To make that option for Unocal "materialize," the Bush Administration recently ordered the U.S. military to make war upon the people of Afghanistan. Yet according to Osgoode Hall Law School Professor Michael Mandel of Toronto, Canada--who specializes in international criminal law--Bush's war for Unocal may be illegal, as well as immoral. In the October 9, 2001 issue of the Toronto Globe and Mail, Professor Mandel observed: "A well-kept secret about the U.S.-U.K. attack on Afghanistan is that it is clearly illegal. It violates international law and the expresss words of the United Nations Charter.

"Despite repeated references to the right of self-defence under Article 51, the Charter simply does not apply here. Article 51 gives a state the right to repel an attack that is ongoing or imminent as a temporary measure until the UN Security Council can take steps necessary for international peace and security...The right of unilateral selfe-defence does not include the right to retaliate once an attack has stopped.

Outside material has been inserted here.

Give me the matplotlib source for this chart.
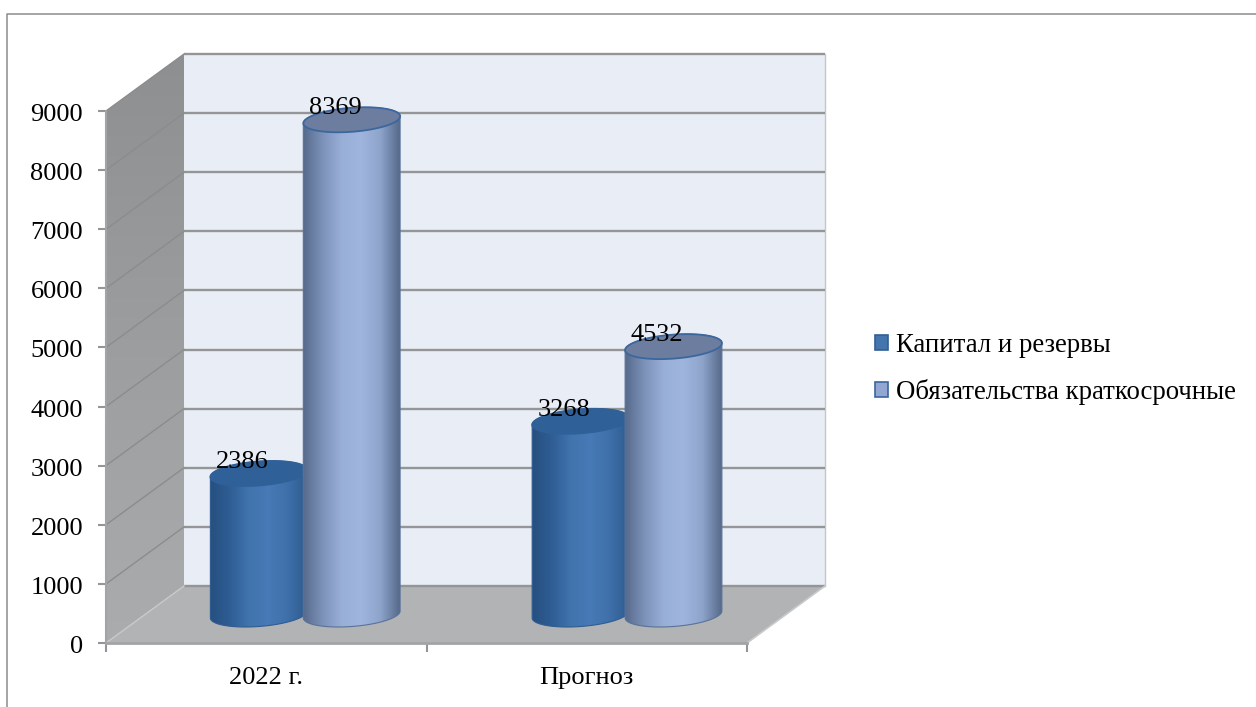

"The right of self-defence in international law is like the right of self-defence in our own law: It allows you to defend yourself when the law is not around, but it does not allow you to take the law into your own hands.

"Since the United States and Britain have undertaken this attack without the explicit authorization of the Security Council, those who die from it will be victims of a crime against humanity, just like the victims of the Sept. 11 attacks.

"Even the Security Council is only permitted to authorize the use of force where `necessary to maintain and restore international peace and security.' Now it must be clear to everyone that the military attack on Afghanistan has nothing to do with preventing terrorism. This attack will be far more likely to provoke terrorism..."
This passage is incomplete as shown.